Recorded information →
········

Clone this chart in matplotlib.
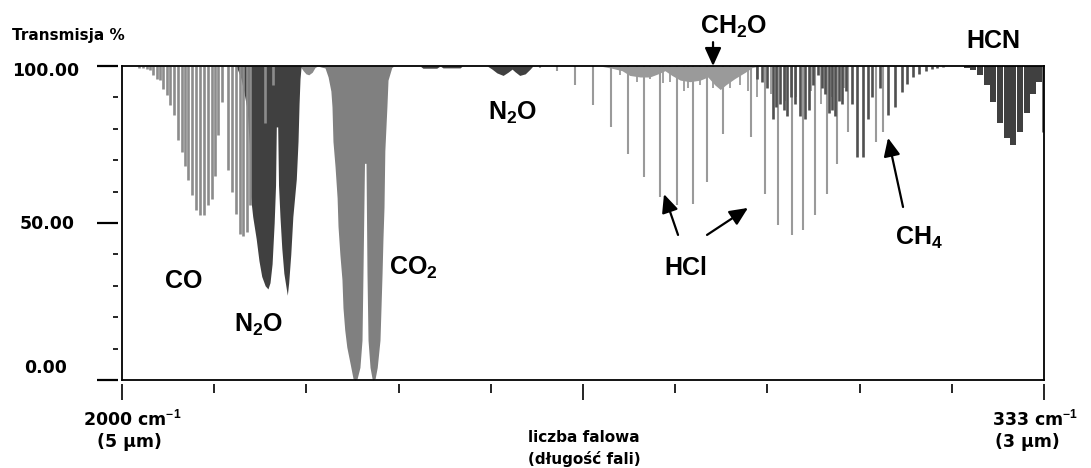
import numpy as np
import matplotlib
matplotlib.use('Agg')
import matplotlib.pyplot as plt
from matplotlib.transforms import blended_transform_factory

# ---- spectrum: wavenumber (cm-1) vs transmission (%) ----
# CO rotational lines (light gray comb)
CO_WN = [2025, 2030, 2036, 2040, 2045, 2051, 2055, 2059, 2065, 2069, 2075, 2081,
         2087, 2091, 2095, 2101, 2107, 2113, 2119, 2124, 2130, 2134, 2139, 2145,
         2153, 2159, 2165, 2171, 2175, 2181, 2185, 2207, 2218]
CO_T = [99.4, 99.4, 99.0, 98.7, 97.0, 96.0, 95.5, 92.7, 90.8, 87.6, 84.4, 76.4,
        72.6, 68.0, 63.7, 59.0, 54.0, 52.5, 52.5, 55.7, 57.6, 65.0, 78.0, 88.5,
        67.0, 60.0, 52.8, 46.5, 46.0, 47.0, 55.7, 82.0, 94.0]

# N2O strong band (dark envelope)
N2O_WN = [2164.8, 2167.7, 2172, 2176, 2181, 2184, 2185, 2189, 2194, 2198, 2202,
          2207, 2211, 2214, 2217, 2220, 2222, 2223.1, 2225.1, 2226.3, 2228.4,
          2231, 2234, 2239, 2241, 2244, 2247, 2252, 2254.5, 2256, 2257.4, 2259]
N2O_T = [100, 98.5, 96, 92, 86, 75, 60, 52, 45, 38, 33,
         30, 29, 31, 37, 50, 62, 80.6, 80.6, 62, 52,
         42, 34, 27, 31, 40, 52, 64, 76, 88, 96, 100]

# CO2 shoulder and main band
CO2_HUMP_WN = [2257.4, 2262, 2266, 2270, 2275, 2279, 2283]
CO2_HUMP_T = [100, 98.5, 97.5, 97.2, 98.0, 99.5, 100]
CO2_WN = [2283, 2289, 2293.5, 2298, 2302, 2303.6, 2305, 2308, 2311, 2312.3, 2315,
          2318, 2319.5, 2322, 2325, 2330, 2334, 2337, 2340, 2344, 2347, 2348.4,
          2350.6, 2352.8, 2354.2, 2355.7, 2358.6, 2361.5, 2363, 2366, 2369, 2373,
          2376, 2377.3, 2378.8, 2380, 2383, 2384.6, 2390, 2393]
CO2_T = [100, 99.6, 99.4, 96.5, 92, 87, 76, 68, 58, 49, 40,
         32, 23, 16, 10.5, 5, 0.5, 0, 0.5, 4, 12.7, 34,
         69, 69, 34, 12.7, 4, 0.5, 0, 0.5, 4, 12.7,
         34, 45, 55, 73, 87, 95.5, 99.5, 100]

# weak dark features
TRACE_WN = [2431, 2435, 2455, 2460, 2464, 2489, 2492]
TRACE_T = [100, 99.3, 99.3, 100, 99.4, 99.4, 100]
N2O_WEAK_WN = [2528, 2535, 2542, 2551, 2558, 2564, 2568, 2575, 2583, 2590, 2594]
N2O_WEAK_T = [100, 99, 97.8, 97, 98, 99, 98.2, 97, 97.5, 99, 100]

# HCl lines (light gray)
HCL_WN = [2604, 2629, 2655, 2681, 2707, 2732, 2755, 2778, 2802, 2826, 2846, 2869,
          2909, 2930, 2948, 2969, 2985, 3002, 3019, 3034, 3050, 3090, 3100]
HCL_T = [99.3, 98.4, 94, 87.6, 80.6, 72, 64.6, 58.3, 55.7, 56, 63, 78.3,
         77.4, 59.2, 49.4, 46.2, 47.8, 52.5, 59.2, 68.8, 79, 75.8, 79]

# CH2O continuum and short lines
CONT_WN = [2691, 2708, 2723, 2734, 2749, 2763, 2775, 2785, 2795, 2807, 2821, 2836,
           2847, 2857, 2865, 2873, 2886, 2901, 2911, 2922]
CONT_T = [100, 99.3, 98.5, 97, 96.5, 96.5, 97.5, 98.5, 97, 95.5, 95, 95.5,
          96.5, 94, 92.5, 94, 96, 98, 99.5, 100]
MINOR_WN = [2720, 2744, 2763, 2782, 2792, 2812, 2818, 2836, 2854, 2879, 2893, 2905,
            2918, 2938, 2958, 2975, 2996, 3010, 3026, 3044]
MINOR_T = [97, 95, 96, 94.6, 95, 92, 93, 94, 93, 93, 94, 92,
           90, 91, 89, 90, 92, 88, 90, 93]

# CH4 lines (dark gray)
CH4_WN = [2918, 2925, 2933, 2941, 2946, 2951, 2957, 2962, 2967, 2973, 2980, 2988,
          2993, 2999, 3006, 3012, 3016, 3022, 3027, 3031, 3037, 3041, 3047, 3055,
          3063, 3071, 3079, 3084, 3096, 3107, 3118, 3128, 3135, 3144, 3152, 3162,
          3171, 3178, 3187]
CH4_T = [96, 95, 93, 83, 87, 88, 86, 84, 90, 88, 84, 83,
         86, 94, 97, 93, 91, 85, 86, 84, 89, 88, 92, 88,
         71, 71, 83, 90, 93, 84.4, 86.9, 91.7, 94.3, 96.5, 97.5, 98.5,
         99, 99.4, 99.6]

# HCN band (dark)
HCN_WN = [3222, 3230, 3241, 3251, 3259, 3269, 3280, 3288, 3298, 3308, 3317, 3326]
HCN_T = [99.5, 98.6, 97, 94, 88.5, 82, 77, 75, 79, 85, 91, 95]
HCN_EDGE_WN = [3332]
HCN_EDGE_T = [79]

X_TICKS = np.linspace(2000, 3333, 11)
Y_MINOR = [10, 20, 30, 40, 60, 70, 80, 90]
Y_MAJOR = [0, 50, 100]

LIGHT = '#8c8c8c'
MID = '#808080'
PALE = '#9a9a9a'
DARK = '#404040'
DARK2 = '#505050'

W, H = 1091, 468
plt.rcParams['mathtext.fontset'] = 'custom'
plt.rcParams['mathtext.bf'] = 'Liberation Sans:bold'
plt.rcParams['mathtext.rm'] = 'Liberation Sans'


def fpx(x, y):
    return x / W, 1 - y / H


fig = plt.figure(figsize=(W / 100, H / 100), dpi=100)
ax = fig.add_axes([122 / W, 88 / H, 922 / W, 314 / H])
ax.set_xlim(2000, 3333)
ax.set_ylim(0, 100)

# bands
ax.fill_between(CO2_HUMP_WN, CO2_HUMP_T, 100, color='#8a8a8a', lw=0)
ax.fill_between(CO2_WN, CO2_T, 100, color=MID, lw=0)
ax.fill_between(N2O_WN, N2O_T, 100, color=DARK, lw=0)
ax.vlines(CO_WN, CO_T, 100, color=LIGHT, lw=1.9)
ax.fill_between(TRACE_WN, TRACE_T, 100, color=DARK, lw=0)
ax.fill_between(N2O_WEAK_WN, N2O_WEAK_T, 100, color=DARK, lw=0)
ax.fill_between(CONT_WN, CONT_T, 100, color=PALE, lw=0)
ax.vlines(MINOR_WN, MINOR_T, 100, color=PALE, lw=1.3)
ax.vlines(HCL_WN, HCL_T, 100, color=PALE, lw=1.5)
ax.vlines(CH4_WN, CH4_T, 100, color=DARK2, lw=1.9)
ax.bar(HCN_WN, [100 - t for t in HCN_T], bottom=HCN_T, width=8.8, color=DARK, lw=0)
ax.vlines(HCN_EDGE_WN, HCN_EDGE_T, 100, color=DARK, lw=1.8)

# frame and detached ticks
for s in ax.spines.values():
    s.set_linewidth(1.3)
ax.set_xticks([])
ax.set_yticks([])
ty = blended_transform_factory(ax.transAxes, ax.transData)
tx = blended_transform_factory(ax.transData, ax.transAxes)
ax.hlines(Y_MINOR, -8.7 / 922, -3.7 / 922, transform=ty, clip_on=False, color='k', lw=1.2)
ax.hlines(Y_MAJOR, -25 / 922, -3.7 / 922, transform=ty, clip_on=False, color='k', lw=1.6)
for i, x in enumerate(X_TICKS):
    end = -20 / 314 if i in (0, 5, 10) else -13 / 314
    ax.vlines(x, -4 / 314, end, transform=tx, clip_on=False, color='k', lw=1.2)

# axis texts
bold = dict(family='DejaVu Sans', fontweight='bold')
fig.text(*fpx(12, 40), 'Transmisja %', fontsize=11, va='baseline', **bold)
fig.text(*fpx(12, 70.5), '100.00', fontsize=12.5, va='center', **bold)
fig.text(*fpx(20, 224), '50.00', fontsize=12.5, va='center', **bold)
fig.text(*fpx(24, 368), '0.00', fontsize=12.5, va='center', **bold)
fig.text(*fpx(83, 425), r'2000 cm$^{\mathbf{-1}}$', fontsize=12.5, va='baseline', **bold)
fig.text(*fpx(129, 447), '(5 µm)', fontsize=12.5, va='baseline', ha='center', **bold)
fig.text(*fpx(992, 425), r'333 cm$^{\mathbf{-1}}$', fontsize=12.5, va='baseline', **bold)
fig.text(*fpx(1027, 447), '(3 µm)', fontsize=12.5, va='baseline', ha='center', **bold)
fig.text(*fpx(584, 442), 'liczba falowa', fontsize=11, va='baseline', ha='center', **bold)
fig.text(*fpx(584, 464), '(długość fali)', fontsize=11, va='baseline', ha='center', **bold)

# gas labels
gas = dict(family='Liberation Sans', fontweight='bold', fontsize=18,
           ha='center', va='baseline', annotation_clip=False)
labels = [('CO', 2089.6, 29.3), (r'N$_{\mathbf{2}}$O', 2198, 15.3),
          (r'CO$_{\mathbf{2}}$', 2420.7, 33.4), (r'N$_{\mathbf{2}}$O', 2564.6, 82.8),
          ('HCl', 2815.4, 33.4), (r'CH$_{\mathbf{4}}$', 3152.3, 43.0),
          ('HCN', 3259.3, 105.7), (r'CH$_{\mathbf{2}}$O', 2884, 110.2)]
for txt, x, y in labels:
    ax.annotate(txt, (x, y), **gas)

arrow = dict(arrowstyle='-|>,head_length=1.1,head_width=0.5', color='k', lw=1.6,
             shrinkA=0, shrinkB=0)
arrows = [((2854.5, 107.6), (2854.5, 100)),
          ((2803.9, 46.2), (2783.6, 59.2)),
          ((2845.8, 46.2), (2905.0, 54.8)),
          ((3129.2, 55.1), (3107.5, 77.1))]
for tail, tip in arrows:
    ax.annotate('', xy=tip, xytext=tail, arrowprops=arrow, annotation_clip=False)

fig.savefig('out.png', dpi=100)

········

Stated exercise → Leave out any pictures and return exactly the lines from the beginning of the data through the line with "67.0, 60.0, 52.8, 46.5, 46.0, 47.0, 55.7, 82.0, 94.0]", inclusive.

Exercise response →
Clone this chart in matplotlib.
import numpy as np
import matplotlib
matplotlib.use('Agg')
import matplotlib.pyplot as plt
from matplotlib.transforms import blended_transform_factory

# ---- spectrum: wavenumber (cm-1) vs transmission (%) ----
# CO rotational lines (light gray comb)
CO_WN = [2025, 2030, 2036, 2040, 2045, 2051, 2055, 2059, 2065, 2069, 2075, 2081,
         2087, 2091, 2095, 2101, 2107, 2113, 2119, 2124, 2130, 2134, 2139, 2145,
         2153, 2159, 2165, 2171, 2175, 2181, 2185, 2207, 2218]
CO_T = [99.4, 99.4, 99.0, 98.7, 97.0, 96.0, 95.5, 92.7, 90.8, 87.6, 84.4, 76.4,
        72.6, 68.0, 63.7, 59.0, 54.0, 52.5, 52.5, 55.7, 57.6, 65.0, 78.0, 88.5,
        67.0, 60.0, 52.8, 46.5, 46.0, 47.0, 55.7, 82.0, 94.0]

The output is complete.